PROBLEM
Filter the lines below, copying only those with the string "script".

EXTRACTED RECORDS
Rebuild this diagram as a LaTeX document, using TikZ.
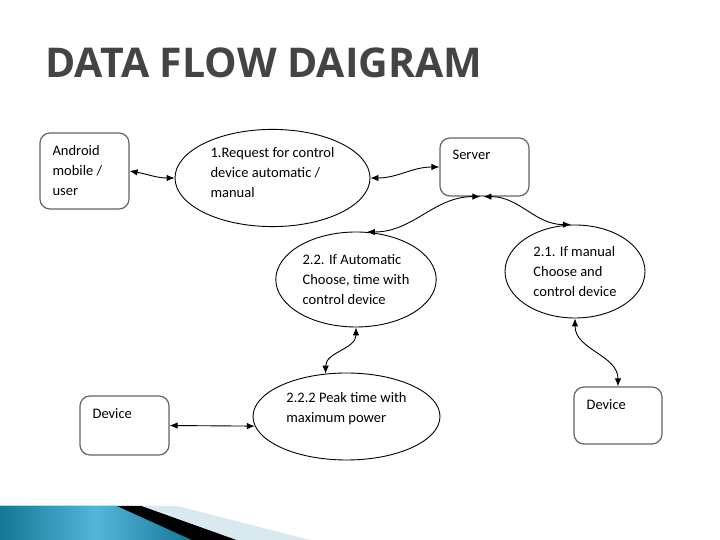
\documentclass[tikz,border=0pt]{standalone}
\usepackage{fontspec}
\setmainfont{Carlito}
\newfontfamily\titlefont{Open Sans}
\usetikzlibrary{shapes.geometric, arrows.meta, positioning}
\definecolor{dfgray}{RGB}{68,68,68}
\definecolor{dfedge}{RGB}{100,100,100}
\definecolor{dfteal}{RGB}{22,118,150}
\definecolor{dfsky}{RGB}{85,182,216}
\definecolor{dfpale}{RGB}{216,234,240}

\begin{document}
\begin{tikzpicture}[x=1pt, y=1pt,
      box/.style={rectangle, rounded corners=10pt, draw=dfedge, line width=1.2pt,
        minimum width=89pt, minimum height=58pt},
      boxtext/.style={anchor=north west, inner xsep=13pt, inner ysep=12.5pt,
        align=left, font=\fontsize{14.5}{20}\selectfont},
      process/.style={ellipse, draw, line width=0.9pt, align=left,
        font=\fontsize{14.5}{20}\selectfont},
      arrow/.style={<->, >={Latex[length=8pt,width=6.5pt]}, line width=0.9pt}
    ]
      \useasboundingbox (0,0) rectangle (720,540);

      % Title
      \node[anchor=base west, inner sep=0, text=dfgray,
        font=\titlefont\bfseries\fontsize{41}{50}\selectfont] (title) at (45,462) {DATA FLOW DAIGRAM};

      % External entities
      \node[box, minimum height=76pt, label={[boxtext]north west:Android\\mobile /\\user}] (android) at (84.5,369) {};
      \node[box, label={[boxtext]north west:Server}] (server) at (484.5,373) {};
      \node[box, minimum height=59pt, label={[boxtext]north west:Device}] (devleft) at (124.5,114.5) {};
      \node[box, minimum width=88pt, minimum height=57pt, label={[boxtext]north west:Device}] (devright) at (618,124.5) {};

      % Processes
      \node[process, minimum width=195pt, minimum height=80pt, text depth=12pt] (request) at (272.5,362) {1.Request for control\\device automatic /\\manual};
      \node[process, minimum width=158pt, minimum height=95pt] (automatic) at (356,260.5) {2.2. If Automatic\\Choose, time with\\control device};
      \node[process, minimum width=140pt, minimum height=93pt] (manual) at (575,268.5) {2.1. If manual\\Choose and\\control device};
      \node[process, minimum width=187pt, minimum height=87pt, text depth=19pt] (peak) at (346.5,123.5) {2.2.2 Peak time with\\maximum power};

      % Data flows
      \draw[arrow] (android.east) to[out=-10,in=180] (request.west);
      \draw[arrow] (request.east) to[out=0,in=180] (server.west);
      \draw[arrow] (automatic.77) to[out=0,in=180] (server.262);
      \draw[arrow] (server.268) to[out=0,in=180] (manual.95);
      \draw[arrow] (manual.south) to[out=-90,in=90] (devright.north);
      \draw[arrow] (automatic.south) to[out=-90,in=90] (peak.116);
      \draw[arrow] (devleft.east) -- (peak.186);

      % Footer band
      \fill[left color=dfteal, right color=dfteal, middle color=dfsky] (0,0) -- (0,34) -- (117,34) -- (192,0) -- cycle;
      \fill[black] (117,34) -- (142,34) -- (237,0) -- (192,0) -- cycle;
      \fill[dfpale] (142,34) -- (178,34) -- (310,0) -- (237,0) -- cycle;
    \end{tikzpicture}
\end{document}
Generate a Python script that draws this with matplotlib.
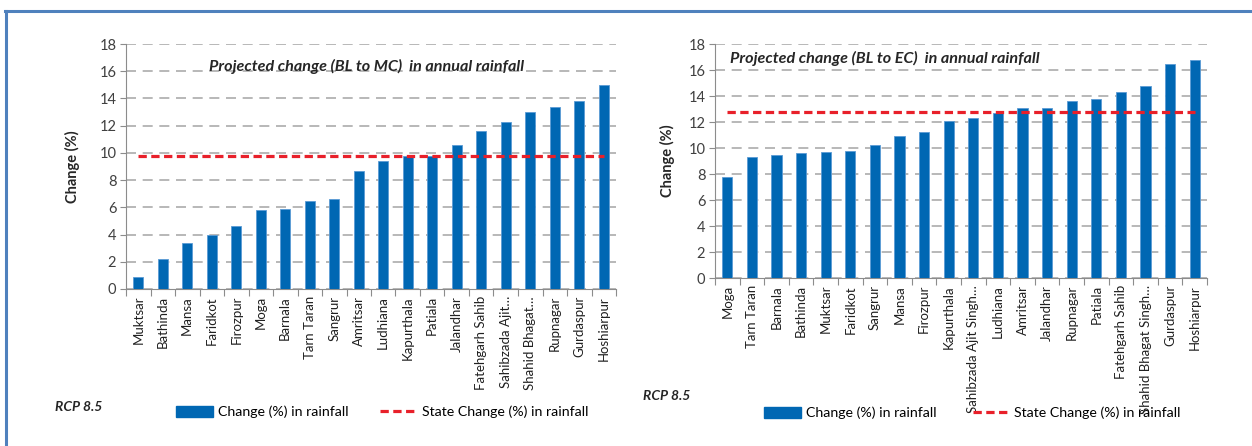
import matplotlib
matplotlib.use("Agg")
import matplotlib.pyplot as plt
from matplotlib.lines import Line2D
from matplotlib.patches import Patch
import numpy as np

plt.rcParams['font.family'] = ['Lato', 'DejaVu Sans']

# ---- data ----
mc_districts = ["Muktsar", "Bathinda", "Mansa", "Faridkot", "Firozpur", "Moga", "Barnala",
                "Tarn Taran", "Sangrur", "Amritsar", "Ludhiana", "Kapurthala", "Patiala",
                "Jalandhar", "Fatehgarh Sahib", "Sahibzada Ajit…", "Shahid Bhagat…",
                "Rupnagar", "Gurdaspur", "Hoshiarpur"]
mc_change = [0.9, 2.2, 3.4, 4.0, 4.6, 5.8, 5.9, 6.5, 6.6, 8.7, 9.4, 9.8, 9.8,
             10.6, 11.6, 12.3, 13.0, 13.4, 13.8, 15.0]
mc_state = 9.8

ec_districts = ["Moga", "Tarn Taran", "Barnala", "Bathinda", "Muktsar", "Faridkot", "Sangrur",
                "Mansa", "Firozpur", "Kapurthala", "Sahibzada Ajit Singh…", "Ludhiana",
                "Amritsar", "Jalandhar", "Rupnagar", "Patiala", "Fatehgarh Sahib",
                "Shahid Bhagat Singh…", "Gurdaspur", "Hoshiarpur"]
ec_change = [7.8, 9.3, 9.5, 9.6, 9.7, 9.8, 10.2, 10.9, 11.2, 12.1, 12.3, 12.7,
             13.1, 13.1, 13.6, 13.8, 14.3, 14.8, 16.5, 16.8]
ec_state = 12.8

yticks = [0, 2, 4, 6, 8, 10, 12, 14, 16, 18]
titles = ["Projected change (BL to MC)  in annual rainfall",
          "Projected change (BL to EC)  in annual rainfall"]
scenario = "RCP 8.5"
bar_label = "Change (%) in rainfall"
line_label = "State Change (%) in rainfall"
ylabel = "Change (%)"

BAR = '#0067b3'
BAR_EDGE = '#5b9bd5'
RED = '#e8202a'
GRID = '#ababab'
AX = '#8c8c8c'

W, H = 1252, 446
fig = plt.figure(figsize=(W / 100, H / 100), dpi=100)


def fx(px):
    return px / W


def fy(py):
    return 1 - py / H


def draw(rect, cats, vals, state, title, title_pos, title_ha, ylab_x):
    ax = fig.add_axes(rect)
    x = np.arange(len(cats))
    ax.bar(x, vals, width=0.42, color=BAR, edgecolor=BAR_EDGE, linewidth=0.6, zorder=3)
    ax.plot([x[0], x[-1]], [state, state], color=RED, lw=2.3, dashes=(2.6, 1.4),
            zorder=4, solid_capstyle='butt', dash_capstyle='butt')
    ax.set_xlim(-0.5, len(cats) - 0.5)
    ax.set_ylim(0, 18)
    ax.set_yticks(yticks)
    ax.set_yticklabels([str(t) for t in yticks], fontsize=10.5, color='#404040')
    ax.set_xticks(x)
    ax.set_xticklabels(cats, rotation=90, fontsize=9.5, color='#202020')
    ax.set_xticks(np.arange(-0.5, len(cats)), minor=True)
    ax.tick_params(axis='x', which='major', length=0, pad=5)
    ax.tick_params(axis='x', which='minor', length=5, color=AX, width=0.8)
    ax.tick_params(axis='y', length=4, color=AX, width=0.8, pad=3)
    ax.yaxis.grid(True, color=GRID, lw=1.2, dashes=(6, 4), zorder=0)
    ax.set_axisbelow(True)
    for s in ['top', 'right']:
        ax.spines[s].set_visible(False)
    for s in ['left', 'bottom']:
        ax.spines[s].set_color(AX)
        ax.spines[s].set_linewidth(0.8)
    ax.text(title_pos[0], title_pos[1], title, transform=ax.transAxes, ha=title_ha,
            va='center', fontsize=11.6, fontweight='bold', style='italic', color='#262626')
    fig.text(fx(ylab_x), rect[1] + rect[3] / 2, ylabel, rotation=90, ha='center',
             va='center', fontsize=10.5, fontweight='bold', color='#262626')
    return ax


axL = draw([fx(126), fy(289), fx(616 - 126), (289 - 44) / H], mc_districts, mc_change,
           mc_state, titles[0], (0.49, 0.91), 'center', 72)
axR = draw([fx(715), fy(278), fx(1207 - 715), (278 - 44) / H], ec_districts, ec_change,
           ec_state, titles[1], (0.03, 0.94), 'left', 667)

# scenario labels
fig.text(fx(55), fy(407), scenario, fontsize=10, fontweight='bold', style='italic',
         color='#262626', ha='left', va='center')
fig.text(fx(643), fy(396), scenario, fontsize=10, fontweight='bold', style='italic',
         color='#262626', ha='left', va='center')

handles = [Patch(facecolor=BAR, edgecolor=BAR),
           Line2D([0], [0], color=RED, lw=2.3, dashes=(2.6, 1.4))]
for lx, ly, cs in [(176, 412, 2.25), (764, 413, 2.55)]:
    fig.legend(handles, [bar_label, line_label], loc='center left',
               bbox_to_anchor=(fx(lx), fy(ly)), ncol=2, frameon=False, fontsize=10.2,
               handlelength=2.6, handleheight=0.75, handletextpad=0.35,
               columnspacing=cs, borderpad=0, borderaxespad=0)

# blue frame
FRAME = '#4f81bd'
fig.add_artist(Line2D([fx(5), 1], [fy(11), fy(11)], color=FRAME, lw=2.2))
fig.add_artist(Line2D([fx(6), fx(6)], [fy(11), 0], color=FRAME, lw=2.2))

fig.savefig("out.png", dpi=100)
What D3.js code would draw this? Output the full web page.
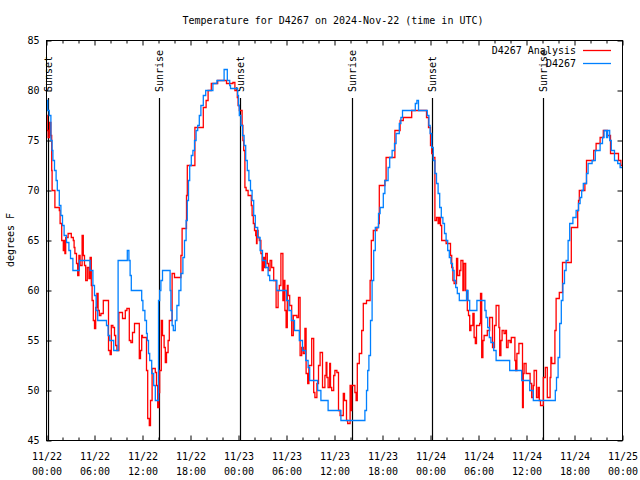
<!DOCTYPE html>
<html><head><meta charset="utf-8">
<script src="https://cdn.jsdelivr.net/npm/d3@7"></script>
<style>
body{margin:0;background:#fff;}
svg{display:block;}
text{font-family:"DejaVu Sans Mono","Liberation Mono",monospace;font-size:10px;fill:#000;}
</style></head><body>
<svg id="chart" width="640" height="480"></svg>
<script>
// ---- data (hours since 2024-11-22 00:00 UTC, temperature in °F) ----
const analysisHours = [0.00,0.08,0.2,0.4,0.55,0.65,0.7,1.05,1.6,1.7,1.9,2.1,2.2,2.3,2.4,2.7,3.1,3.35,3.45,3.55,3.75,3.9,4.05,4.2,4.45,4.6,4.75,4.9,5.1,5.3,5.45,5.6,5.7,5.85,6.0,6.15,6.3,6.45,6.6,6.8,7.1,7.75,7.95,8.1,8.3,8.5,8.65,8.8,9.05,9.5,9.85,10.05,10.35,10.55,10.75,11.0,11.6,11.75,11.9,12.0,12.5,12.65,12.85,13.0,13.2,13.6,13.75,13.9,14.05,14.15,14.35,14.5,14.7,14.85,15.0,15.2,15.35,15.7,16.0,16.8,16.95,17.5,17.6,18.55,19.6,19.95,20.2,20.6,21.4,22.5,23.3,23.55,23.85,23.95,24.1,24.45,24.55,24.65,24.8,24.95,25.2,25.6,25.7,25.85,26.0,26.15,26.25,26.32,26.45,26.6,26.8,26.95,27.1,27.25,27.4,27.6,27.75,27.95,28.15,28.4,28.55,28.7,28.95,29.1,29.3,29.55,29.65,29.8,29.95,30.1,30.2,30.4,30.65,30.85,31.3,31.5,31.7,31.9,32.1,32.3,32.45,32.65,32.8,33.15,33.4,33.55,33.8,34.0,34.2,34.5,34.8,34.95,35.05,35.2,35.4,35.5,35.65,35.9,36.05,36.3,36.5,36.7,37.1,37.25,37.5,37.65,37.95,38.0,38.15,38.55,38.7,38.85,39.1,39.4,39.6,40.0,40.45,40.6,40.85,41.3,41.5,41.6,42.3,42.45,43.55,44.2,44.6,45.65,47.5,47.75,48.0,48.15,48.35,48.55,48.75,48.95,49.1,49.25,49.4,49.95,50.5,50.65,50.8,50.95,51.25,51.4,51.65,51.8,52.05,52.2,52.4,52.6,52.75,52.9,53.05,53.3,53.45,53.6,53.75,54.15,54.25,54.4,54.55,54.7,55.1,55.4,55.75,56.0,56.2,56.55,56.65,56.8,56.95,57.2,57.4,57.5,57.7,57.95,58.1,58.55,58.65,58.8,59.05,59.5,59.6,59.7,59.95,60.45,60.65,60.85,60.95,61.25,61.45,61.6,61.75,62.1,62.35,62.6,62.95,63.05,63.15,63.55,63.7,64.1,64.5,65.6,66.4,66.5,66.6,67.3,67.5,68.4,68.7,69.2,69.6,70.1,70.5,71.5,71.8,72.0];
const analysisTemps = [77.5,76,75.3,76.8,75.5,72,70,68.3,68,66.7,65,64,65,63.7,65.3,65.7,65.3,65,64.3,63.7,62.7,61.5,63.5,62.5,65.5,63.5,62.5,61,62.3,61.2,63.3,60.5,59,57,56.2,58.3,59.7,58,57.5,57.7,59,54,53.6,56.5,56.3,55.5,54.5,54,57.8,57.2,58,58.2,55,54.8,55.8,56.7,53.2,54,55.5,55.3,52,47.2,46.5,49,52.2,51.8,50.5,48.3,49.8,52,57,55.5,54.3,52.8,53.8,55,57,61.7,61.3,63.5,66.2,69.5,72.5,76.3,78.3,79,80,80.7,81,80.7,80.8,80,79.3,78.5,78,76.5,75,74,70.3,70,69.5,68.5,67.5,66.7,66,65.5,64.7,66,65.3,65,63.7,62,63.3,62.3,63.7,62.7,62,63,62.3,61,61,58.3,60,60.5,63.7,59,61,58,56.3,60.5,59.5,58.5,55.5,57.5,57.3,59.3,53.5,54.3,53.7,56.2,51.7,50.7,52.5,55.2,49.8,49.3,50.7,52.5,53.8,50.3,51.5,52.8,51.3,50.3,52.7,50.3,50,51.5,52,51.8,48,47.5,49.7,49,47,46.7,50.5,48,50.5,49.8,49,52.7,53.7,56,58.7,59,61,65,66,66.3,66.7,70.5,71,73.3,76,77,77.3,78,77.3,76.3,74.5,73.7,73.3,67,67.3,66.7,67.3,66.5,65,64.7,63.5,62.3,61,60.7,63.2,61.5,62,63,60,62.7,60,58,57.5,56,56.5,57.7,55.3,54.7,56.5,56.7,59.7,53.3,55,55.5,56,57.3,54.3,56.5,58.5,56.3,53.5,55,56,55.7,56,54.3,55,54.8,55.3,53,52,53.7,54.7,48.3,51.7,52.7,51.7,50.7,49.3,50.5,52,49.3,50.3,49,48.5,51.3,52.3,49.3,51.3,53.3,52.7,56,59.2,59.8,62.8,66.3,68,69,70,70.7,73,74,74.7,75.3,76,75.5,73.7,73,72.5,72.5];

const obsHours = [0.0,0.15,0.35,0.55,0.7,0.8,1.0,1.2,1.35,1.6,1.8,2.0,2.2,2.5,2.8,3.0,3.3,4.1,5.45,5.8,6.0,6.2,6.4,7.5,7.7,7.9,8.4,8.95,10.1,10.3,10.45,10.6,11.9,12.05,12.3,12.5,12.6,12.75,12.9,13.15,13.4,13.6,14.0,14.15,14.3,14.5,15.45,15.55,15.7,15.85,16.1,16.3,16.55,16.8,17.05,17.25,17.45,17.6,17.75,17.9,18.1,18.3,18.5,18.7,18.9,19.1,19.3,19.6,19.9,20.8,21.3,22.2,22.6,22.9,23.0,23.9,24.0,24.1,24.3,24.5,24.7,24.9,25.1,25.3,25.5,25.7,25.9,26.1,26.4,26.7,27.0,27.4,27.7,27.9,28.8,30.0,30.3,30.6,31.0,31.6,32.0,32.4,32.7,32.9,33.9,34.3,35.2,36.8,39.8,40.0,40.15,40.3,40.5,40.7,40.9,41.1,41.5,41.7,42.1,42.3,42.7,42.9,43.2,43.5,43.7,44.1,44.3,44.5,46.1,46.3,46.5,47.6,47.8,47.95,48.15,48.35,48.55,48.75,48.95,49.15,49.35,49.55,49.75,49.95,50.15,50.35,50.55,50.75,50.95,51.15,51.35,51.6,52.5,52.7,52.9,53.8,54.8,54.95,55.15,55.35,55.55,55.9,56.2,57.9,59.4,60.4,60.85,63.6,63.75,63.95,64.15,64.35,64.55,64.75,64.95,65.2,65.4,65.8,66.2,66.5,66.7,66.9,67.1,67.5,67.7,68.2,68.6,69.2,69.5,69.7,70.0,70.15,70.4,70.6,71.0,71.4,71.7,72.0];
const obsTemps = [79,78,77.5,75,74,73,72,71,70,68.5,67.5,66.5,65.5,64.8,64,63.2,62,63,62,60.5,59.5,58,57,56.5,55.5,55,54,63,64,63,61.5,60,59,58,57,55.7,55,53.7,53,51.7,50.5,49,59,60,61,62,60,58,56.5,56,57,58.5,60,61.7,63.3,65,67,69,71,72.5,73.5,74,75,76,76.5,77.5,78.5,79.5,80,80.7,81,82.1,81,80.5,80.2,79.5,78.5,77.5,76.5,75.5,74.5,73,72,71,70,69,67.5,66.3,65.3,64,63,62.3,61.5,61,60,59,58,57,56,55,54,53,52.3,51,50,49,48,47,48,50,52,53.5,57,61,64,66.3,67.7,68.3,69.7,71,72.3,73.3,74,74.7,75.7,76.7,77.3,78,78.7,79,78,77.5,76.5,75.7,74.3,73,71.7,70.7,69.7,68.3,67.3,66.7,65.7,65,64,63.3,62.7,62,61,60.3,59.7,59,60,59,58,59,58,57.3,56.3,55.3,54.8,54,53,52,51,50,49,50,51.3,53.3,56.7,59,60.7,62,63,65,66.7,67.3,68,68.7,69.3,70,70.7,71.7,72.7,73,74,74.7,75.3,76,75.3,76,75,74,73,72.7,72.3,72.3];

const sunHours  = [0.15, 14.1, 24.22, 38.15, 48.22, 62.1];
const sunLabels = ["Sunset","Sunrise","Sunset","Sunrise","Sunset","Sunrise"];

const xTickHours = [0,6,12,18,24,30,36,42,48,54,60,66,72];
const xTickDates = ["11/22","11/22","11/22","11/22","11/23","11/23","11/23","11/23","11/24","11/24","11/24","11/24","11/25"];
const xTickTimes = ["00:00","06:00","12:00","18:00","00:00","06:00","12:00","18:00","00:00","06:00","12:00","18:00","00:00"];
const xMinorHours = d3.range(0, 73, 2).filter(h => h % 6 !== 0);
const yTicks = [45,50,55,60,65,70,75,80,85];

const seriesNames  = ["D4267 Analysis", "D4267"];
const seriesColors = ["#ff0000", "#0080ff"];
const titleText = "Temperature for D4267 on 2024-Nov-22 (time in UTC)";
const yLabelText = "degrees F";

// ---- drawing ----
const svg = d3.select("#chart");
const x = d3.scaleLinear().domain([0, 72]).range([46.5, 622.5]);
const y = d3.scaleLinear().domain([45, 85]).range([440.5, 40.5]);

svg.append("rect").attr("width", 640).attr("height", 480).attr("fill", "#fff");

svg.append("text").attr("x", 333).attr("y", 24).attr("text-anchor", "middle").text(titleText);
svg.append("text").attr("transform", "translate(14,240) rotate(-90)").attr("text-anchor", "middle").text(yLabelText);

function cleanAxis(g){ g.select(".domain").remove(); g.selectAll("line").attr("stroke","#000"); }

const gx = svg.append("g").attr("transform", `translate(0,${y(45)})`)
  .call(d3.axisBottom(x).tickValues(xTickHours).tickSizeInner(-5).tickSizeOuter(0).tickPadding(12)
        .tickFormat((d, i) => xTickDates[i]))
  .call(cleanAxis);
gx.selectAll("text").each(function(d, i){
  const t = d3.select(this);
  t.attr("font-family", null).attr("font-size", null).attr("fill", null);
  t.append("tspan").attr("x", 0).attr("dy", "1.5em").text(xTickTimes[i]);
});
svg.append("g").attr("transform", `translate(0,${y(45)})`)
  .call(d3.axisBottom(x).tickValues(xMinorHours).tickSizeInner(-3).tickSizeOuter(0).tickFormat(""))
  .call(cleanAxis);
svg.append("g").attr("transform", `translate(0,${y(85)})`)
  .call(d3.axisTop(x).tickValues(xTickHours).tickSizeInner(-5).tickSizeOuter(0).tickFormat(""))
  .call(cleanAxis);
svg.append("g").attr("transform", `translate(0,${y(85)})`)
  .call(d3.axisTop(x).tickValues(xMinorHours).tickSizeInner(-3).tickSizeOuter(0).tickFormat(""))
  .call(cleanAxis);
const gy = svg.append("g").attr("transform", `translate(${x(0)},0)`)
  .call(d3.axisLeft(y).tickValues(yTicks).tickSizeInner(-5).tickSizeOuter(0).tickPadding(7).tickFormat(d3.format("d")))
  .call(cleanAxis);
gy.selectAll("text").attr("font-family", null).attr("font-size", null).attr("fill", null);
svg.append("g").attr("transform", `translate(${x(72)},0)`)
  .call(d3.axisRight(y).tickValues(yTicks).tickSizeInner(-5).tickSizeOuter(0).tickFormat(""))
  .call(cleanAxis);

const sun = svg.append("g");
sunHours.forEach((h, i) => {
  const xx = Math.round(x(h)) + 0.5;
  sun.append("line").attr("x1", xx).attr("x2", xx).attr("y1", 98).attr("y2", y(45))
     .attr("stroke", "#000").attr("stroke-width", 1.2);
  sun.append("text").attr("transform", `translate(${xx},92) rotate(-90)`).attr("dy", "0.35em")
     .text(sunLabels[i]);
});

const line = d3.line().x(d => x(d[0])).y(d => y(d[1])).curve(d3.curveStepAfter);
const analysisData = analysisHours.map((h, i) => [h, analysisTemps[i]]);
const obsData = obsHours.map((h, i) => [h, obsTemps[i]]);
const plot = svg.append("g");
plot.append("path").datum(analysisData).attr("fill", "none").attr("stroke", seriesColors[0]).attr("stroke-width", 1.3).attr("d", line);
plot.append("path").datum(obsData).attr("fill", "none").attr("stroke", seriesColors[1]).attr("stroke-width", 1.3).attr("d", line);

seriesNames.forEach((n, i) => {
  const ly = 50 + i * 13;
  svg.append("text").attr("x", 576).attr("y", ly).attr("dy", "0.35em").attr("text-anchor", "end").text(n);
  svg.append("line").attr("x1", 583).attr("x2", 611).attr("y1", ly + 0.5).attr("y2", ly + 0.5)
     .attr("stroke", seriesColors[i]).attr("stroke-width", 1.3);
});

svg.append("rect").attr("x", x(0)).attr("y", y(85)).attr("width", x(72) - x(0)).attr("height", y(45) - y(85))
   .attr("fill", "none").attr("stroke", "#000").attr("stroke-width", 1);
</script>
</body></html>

ANSWER BELOW
Generate a Python script that draws this with matplotlib.
<script src="https://cdn.jsdelivr.net/npm/d3@7"></script>
<script>
</script>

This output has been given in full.